■ **Required task**
From the very first line of the data to the line containing "from matplotlib.transforms import", retype everything exactly, leaving the pictures behind.

■ **Data shown**
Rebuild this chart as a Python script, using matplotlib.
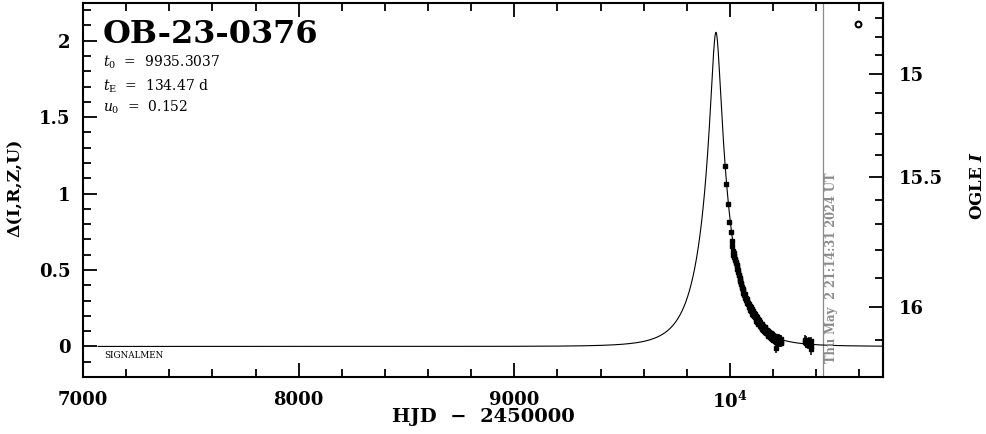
import numpy as np
import matplotlib
matplotlib.use('Agg')
import matplotlib.pyplot as plt
from matplotlib.ticker import FixedLocator, FixedFormatter
from matplotlib.transforms import blended_transform_factory, offset_copy

# ---------------- data ----------------
event_name = "OB-23-0376"
t0 = 9935.3037      # HJD - 2450000
tE = 134.47         # days
u0 = 0.152
I_base = 16.118     # baseline OGLE I magnitude
f_source = 0.4326   # source flux fraction at baseline
t_now = 10432.885   # Thu May 2 21:14:31 2024 UT
now_label = "Thu May  2 21:14:31 2024 UT"

t_obs = [9975, 9984, 9992, 9998, 10003, 10008, 10011,
         10013, 10015, 10017, 10019, 10021, 10023, 10025, 10027, 10029, 10031,
         10033, 10035, 10037, 10039, 10041, 10043, 10045, 10047, 10049, 10051,
         10053, 10055, 10057, 10059, 10061, 10063, 10065, 10067, 10069, 10071,
         10073, 10075, 10077, 10079, 10081, 10083, 10085, 10087, 10089, 10091,
         10093, 10095, 10097, 10099, 10101, 10103, 10105, 10107, 10109, 10111,
         10113, 10115, 10117, 10119, 10121, 10123, 10125, 10127, 10129, 10131,
         10133, 10135, 10137, 10139, 10141, 10143, 10145, 10147, 10149, 10151,
         10153, 10155, 10157, 10159, 10161, 10163, 10165, 10167, 10169, 10171,
         10173, 10175, 10177, 10179, 10181, 10183, 10185, 10187, 10189, 10191,
         10193, 10195, 10197, 10199, 10201, 10203, 10205, 10207, 10209, 10211,
         10213, 10215, 10217, 10219, 10221, 10223, 10225, 10227, 10229, 10231,
         10233, 10235, 10237, 10239, 10213,
         10348, 10350, 10352, 10355, 10358, 10360, 10363, 10366, 10370, 10374,
         10376, 10378]
delta_obs = [1.18, 1.065, 0.93, 0.815, 0.75, 0.69, 0.66,
             0.625, 0.60, 0.61, 0.585, 0.59, 0.565, 0.575, 0.55, 0.545, 0.53,
             0.525, 0.505, 0.50, 0.485, 0.47, 0.465, 0.445, 0.44, 0.425, 0.415,
             0.41, 0.39, 0.385, 0.37, 0.375, 0.35, 0.345, 0.335, 0.34, 0.315,
             0.32, 0.305, 0.31, 0.285, 0.30, 0.275, 0.285, 0.26, 0.275, 0.25,
             0.265, 0.24, 0.255, 0.23, 0.245, 0.215, 0.235, 0.205, 0.225, 0.20,
             0.22, 0.19, 0.21, 0.18, 0.20, 0.165, 0.19, 0.16, 0.18, 0.15,
             0.175, 0.145, 0.165, 0.135, 0.16, 0.13, 0.15, 0.12, 0.145, 0.115,
             0.135, 0.105, 0.13, 0.10, 0.125, 0.095, 0.12, 0.09, 0.11, 0.085,
             0.105, 0.075, 0.10, 0.07, 0.095, 0.065, 0.09, 0.06, 0.085, 0.055,
             0.08, 0.05, 0.075, 0.045, 0.07, 0.04, 0.065, 0.035, 0.065, 0.04,
             0.06, 0.03, 0.055, 0.035, 0.06, 0.025, 0.05, 0.03, 0.055, 0.02,
             0.045, 0.03, 0.05, 0.025, -0.01,
             0.03, 0.045, 0.02, 0.04, 0.015, 0.025, 0.01, 0.03, 0.02, 0.0,
             0.035, -0.02]
delta_err = [0.012, 0.012, 0.012, 0.012, 0.012, 0.012, 0.012,
             0.012, 0.014, 0.012, 0.013, 0.012, 0.014, 0.012, 0.013, 0.012, 0.014,
             0.012, 0.013, 0.014, 0.012, 0.013, 0.012, 0.014, 0.013, 0.012, 0.014,
             0.013, 0.015, 0.013, 0.014, 0.015, 0.013, 0.014, 0.016, 0.013, 0.015,
             0.014, 0.016, 0.014, 0.015, 0.016, 0.014, 0.015, 0.017, 0.015, 0.016,
             0.015, 0.017, 0.016, 0.015, 0.018, 0.016, 0.017, 0.016, 0.018, 0.017,
             0.016, 0.018, 0.017, 0.019, 0.017, 0.018, 0.019, 0.017, 0.018, 0.02,
             0.018, 0.02, 0.019, 0.018, 0.02, 0.019, 0.021, 0.02, 0.019, 0.021,
             0.02, 0.022, 0.02, 0.021, 0.022, 0.02, 0.023, 0.021, 0.022, 0.02,
             0.022, 0.024, 0.021, 0.023, 0.022, 0.024, 0.022, 0.023, 0.025, 0.022,
             0.023, 0.025, 0.022, 0.024, 0.023, 0.025, 0.022, 0.024, 0.023, 0.025,
             0.024, 0.022, 0.025, 0.023, 0.024, 0.026, 0.023, 0.025, 0.024, 0.026,
             0.024, 0.025, 0.023, 0.026, 0.035,
             0.025, 0.03, 0.028, 0.03, 0.026, 0.032, 0.028, 0.03, 0.033, 0.03,
             0.027, 0.035]
t_extra = [10593]
delta_extra = [2.107]

x_ticks = [7000, 8000, 9000, 10000]
x_ticklabels = ["7000", "8000", "9000", r"$\mathbf{10^4}$"]
x_minor = [7200, 7400, 7600, 7800, 8200, 8400, 8600, 8800, 9200, 9400,
           9600, 9800, 10200, 10400, 10600]
y_ticks = [0, 0.5, 1, 1.5, 2]
y_ticklabels = ["0", "0.5", "1", "1.5", "2"]
y_minor = [-0.1, 0.1, 0.2, 0.3, 0.4, 0.6, 0.7, 0.8, 0.9, 1.1, 1.2, 1.3,
           1.4, 1.6, 1.7, 1.8, 1.9, 2.1, 2.2]
mag_ticks = [15, 15.5, 16]
mag_ticklabels = ["15", "15.5", "16"]
mag_minor = [14.7, 14.8, 14.9, 15.1, 15.2, 15.3, 15.4, 15.6, 15.7, 15.8,
             15.9, 16.1, 16.2]

# ---------------- model (from the fitted parameters) ----------------
t_model = np.linspace(7070, 10710, 4000)
u = np.sqrt(u0**2 + ((t_model - t0) / tE)**2)
A = (u**2 + 2) / (u * np.sqrt(u**2 + 4))
delta_model = 2.5 * np.log10(A)


def d2I(d):
    d = np.asarray(d, dtype=float)
    return I_base - 2.5 * np.log10(f_source * 10**(0.4 * d) + 1 - f_source)


def I2d(m):
    m = np.asarray(m, dtype=float)
    f = 10**(-0.4 * (m - I_base)) - (1 - f_source)
    f = np.clip(f, 1e-6, None)
    return 2.5 * np.log10(f / f_source)


# ---------------- figure ----------------
plt.rcParams['font.family'] = ['DejaVu Serif', 'DejaVu Sans']
plt.rcParams['font.weight'] = 'bold'
plt.rcParams['mathtext.fontset'] = 'custom'
plt.rcParams['mathtext.rm'] = 'DejaVu Serif:normal'
plt.rcParams['mathtext.it'] = 'DejaVu Serif:italic:normal'
plt.rcParams['mathtext.bf'] = 'DejaVu Serif:bold'
plt.rcParams['mathtext.bfit'] = 'DejaVu Serif:italic:bold'

W, H = 986, 434
fig = plt.figure(figsize=(W / 100, H / 100), dpi=100)
ax = fig.add_axes([83 / W, 1 - 377 / H, 800 / W, 374.5 / H])

ax.plot(t_model, delta_model, color='black', lw=0.8, zorder=2)
ax.errorbar(t_obs, delta_obs, yerr=delta_err, fmt='s', ms=3.0, color='black',
            mec='black', ecolor='black', elinewidth=1.1, capsize=0, zorder=3)
ax.plot(t_extra, delta_extra, 'o', ms=4.2, mfc='white', mec='black', mew=1.5,
        zorder=3)

ax.axvline(t_now, color='#8a8a8a', lw=0.9, zorder=1)
trans = offset_copy(blended_transform_factory(ax.transData, ax.transAxes),
                    fig=fig, x=8, y=0, units='dots')
ax.text(t_now, 0.037, now_label, transform=trans, rotation=90, ha='center',
        va='bottom', color='#8a8a8a', fontsize=8.3, fontweight='bold')

ax.set_xlim(7000, 10710)
ax.set_ylim(-0.2, 2.25)

ax.xaxis.set_major_locator(FixedLocator(x_ticks))
ax.xaxis.set_major_formatter(FixedFormatter(x_ticklabels))
ax.xaxis.set_minor_locator(FixedLocator(x_minor))
ax.yaxis.set_major_locator(FixedLocator(y_ticks))
ax.yaxis.set_major_formatter(FixedFormatter(y_ticklabels))
ax.yaxis.set_minor_locator(FixedLocator(y_minor))

ax.tick_params(which='both', direction='in', top=True, right=False,
               width=1.3, labelsize=13)
ax.tick_params(which='major', length=10)
ax.tick_params(which='minor', length=5.5)
ax.tick_params(axis='y', pad=9)
ax.tick_params(axis='x', pad=10)
for sp in ax.spines.values():
    sp.set_linewidth(1.5)

sec = ax.secondary_yaxis('right', functions=(d2I, I2d))
sec.yaxis.set_major_locator(FixedLocator(mag_ticks))
sec.yaxis.set_major_formatter(FixedFormatter(mag_ticklabels))
sec.yaxis.set_minor_locator(FixedLocator(mag_minor))
sec.tick_params(which='both', direction='in', width=1.3, labelsize=13, pad=11)
sec.tick_params(which='major', length=10)
sec.tick_params(which='minor', length=5.5)
for sp in sec.spines.values():
    sp.set_linewidth(1.5)

# axis labels
fig.text(483 / W, 1 - 422 / H, "HJD  \u2212  2450000", ha='center',
         va='baseline', fontsize=14, fontweight='bold')
fig.text(15 / W, 1 - 188 / H, "\u0394(I,R,Z,U)", rotation=90, ha='center',
         va='center', fontsize=12.5, fontweight='bold')
fig.text(977 / W, 1 - 185 / H, r"OGLE $\boldsymbol{I}$", rotation=90,
         ha='center', va='center', fontsize=12, fontweight='bold')

# annotations
ax.text(0.025, 0.892, event_name, transform=ax.transAxes, fontsize=23,
        fontweight='bold', ha='left', va='baseline')
ax.text(0.025, 0.8286, r"$t_0$  =  %.4f" % t0, transform=ax.transAxes,
        fontsize=10, fontweight='normal', ha='left', va='baseline')
ax.text(0.025, 0.766, r"$t_{\rm E}$  =  %.2f d" % tE, transform=ax.transAxes,
        fontsize=10, fontweight='normal', ha='left', va='baseline')
ax.text(0.025, 0.708, r"$u_0$  =  %.3f" % u0, transform=ax.transAxes,
        fontsize=10, fontweight='normal', ha='left', va='baseline')
ax.text(0.026, 0.052, "SIGNALMEN", transform=ax.transAxes, fontsize=6.3,
        fontweight='normal', ha='left', va='baseline')

fig.savefig('out.png', dpi=100)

■ **The response**
Rebuild this chart as a Python script, using matplotlib.
import numpy as np
import matplotlib
matplotlib.use('Agg')
import matplotlib.pyplot as plt
from matplotlib.ticker import FixedLocator, FixedFormatter
from matplotlib.transforms import blended_transform_factory, offset_copy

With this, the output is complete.